O resultado dessa busca por projeção ficou exposta quando de forma errática e até mesmo oportunista, em pleno “Jogo da Discórdia”, Lumena fez uma análise digna de um seminário acadêmico, ao dizer que a relação estabelecida pelos membros do programa no conflito criado de forma gratuita e sem razão por Karol Conká com Carla Diaz, se baseou na capacidade do racismo em produzir empatia com o sofrimento de uma pessoa “fenotipicamente branca” em detrimento do sofrimento de uma mulher negra. Mesmo que toda a crise de ciúmes tenha sido inventada por Karol Conká.

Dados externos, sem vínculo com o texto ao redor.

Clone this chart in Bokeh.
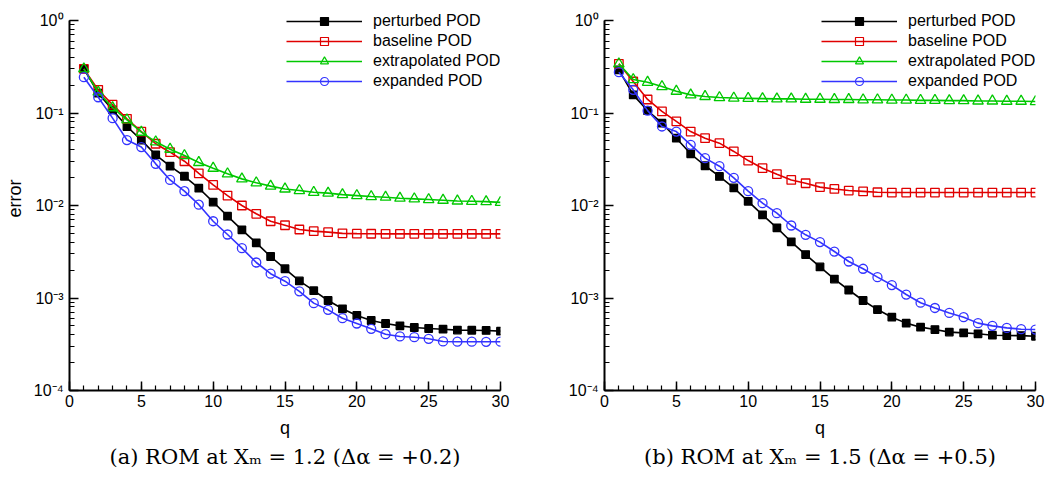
import numpy as np
from bokeh.plotting import figure
from bokeh.layouts import row
from bokeh.models import (LogTicker, SingleIntervalTicker, CustomJSTickFormatter,
                          Legend, LegendItem, ColumnDataSource, Title)
from bokeh.embed import file_html
from bokeh.resources import INLINE

q = list(range(1, 31))

L_perturbed = [0.30, 0.164, 0.108, 0.0715, 0.051, 0.0353, 0.0266, 0.0207, 0.0154, 0.0109,
               0.00767, 0.00546, 0.00395, 0.00281, 0.00207, 0.00153, 0.00120, 0.00094, 0.000764, 0.000647,
               0.000571, 0.000530, 0.000500, 0.000480, 0.000468, 0.000460, 0.000450, 0.000448, 0.000446, 0.000438]
L_baseline = [0.30, 0.178, 0.123, 0.0865, 0.063, 0.0465, 0.0377, 0.0301, 0.0223, 0.0167,
              0.0128, 0.0100, 0.00813, 0.00676, 0.00612, 0.00550, 0.00528, 0.00515, 0.00500, 0.00496,
              0.00495, 0.00494, 0.00494, 0.00494, 0.00494, 0.00494, 0.00494, 0.00494, 0.00494, 0.00494]
L_extrapolated = [0.30, 0.168, 0.114, 0.0843, 0.062, 0.0488, 0.0406, 0.0347, 0.0292, 0.0253,
                  0.0220, 0.0194, 0.0176, 0.0162, 0.0151, 0.0145, 0.0139, 0.0136, 0.0131, 0.0128,
                  0.0125, 0.0123, 0.0120, 0.0118, 0.0116, 0.0114, 0.0112, 0.0111, 0.0110, 0.0108]
L_expanded = [0.244, 0.148, 0.088, 0.051, 0.0428, 0.0282, 0.0189, 0.0143, 0.0102, 0.00676,
              0.00486, 0.00346, 0.00242, 0.00183, 0.00152, 0.00118, 0.00088, 0.000745, 0.000605, 0.00053,
              0.000464, 0.000406, 0.000384, 0.000377, 0.000362, 0.000339, 0.000337, 0.000337, 0.000336, 0.000337]

R_perturbed = [0.293, 0.157, 0.106, 0.0776, 0.0534, 0.0362, 0.0269, 0.0206, 0.0155, 0.0111,
               0.00793, 0.00574, 0.00405, 0.00295, 0.00217, 0.00160, 0.00122, 0.00094, 0.00075, 0.00062,
               0.000535, 0.000484, 0.000456, 0.000428, 0.000420, 0.000410, 0.000396, 0.000393, 0.000392, 0.000386]
R_baseline = [0.34, 0.219, 0.140, 0.104, 0.081, 0.063, 0.0534, 0.0472, 0.0384, 0.0306,
              0.0253, 0.0218, 0.0189, 0.0174, 0.0158, 0.0151, 0.0145, 0.0142, 0.0139, 0.0138,
              0.0138, 0.0138, 0.0138, 0.0138, 0.0138, 0.0138, 0.0138, 0.0138, 0.0138, 0.0138]
R_extrapolated = [0.34, 0.23, 0.215, 0.193, 0.172, 0.157, 0.151, 0.147, 0.145, 0.144,
                  0.143, 0.142, 0.142, 0.141, 0.141, 0.140, 0.140, 0.139, 0.139, 0.138,
                  0.138, 0.137, 0.137, 0.136, 0.136, 0.135, 0.135, 0.134, 0.134, 0.133]
R_expanded = [0.276, 0.178, 0.106, 0.0715, 0.063, 0.0453, 0.0325, 0.0266, 0.0199, 0.0143,
              0.0106, 0.00826, 0.00608, 0.00482, 0.00402, 0.00318, 0.00248, 0.00207, 0.00168, 0.00138,
              0.00109, 0.00089, 0.00078, 0.00069, 0.00062, 0.000535, 0.000500, 0.000475, 0.000460, 0.000456]

series_names = ["perturbed POD", "baseline POD", "extrapolated POD", "expanded POD"]
captions = ["(a) ROM at X\u2098 = 1.2 (\u0394\u03b1 = +0.2)", "(b) ROM at X\u2098 = 1.5 (\u0394\u03b1 = +0.5)"]

COLORS = ["#000000", "#e00000", "#00c800", "#3333ff"]
MARKERS = ["square", "square", "triangle", "circle"]
SIZES = [7.5, 8.5, 10.5, 9]
LEG_SIZES = [6.5, 6.5, 8.5, 7.5]
FILLED = [True, False, False, False]

SANS = "Liberation Sans"
DECADE_PX = 92.5
EXTRA_TOP = 14

fmt = CustomJSTickFormatter(code="""
const sup = {'-':'\u207b','0':'\u2070','1':'\u00b9','2':'\u00b2','3':'\u00b3','4':'\u2074',
             '5':'\u2075','6':'\u2076','7':'\u2077','8':'\u2078','9':'\u2079'};
const e = Math.round(Math.log10(tick));
return '10' + String(e).split('').map(c => sup[c]).join('');
""")


def make_panel(data, caption, left_border, right_border, ylabel):
    ytop = 10 ** (EXTRA_TOP / DECADE_PX)
    p = figure(y_axis_type="log", x_range=(0, 30), y_range=(1e-4, ytop),
               frame_width=431, frame_height=370 + EXTRA_TOP,
               min_border_left=left_border, min_border_right=right_border,
               min_border_top=20 - EXTRA_TOP, min_border_bottom=0,
               output_backend="svg", toolbar_location=None,
               background_fill_color="white", border_fill_color="white")
    p.outline_line_color = None
    p.grid.visible = False

    items = []
    for vals, name, c, m, s, ls, filled in zip(data, series_names, COLORS, MARKERS, SIZES, LEG_SIZES, FILLED):
        src = ColumnDataSource(dict(x=q, y=vals))
        lr = p.line("x", "y", source=src, line_color=c, line_width=1.6)
        p.scatter("x", "y", source=src, marker=m, size=s, line_color=c, line_width=1.3,
                  fill_color=c if filled else None, fill_alpha=1.0 if filled else 0.0)
        lsrc = ColumnDataSource(dict(x=[np.nan], y=[np.nan]))
        mr = p.scatter("x", "y", source=lsrc, marker=m, size=ls, line_color=c, line_width=1.2,
                       fill_color=c if filled else None, fill_alpha=1.0 if filled else 0.0)
        items.append(LegendItem(label=name, renderers=[lr, mr]))

    legend = Legend(items=items, location=(217, 299), padding=0, margin=0, spacing=0,
                    glyph_width=76, glyph_height=20, label_height=20, label_standoff=11,
                    label_text_font=SANS, label_text_font_size="16px", label_text_color="black",
                    border_line_color=None, background_fill_alpha=0)
    p.add_layout(legend, "center")

    xa = p.xaxis[0]
    xa.ticker = SingleIntervalTicker(interval=5, num_minor_ticks=5)
    ya = p.yaxis[0]
    ya.ticker = LogTicker(num_minor_ticks=10)
    ya.formatter = fmt
    ya.bounds = (1e-4, 1)
    for ax in (xa, ya):
        ax.axis_line_width = 2
        ax.axis_line_color = "black"
        ax.major_tick_in = 9
        ax.major_tick_out = 0
        ax.minor_tick_in = 5
        ax.minor_tick_out = 0
        ax.major_tick_line_width = 1.5
        ax.minor_tick_line_width = 1.2
        ax.major_tick_line_color = "black"
        ax.minor_tick_line_color = "black"
        ax.major_label_text_font = SANS
        ax.major_label_text_font_size = "16px"
        ax.major_label_text_color = "black"
        ax.axis_label_text_font = SANS
        ax.axis_label_text_font_size = "18px"
        ax.axis_label_text_font_style = "normal"
        ax.axis_label_text_color = "black"
    xa.axis_label = "q"
    xa.major_label_standoff = 4
    xa.axis_label_standoff = 8
    ya.major_label_standoff = 6
    if ylabel:
        ya.axis_label = ylabel
        ya.axis_label_standoff = 6

    t = Title(text=caption, align="center", text_font="DejaVu Serif", text_font_size="21px",
              text_font_style="normal", text_color="black", offset=0, standoff=4)
    p.add_layout(t, "below")
    return p


p1 = make_panel([L_perturbed, L_baseline, L_extrapolated, L_expanded], captions[0], 69, 24, "error")
p2 = make_panel([R_perturbed, R_baseline, R_extrapolated, R_expanded], captions[1], 80, 13, None)

layout = row(p1, p2)
open("out.html", "w").write(file_html(layout, INLINE))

A postura de Lumena com Lucas Penteado, inclusive, criou uma grande frustração no público, ao ponto da sua namorada vim a público dizer que não a reconhecia, devido a cobrança que estava ocorrendo. Pois, a própria Lumena se apresentou enquanto uma psicóloga e militante, mas em nenhum momento teve cuidado com a saúde mental de Lucas, chegando a dizer que a sua “escuta era cara.”

Se Lumena soubesse como seu comportamento e discursos tem sido rechaçados, sobretudo, por pessoas negras e LGBT’s, que ela se propõe a representar, repensaria a estratégia adotada, ou talvez ela seja um estereótipo do sujeito antirracista e feminista que não gostamos de ver, mas que existe por aí.

A relação entre Karol Conká, Lucas Penteado, Lumena, Projota e Nego Di, movimentou essas primeiras semanas do Big Brother, se tornando o grande foco da audiência. E por mais que Lucas tenha sido isolado pela casa, ganhando nos seus últimas dias o acolhimento de Gilberto, o mesmo foi altamente ofendido e excluído pela cantora Karol Conká, levantando o debate sobre tortura psicológica, o que foi determinante para que a cantora se tornasse impopular, respigando em ataques contra o seu filho.

Por isso, é preciso entender quais são os objetivos de programas de entretenimento de massa como o Big Brother, de como a escolha dos participantes obedecem a determinados interesses para poder atrair audiência e investimento de patrocinadores, ao ponto de existir uma fila de empresas querendo anunciar sua marca no horário do reality, que deve ter uma receita de 530 milhões, enquanto vai pagar um prêmio de 1,5 milhão.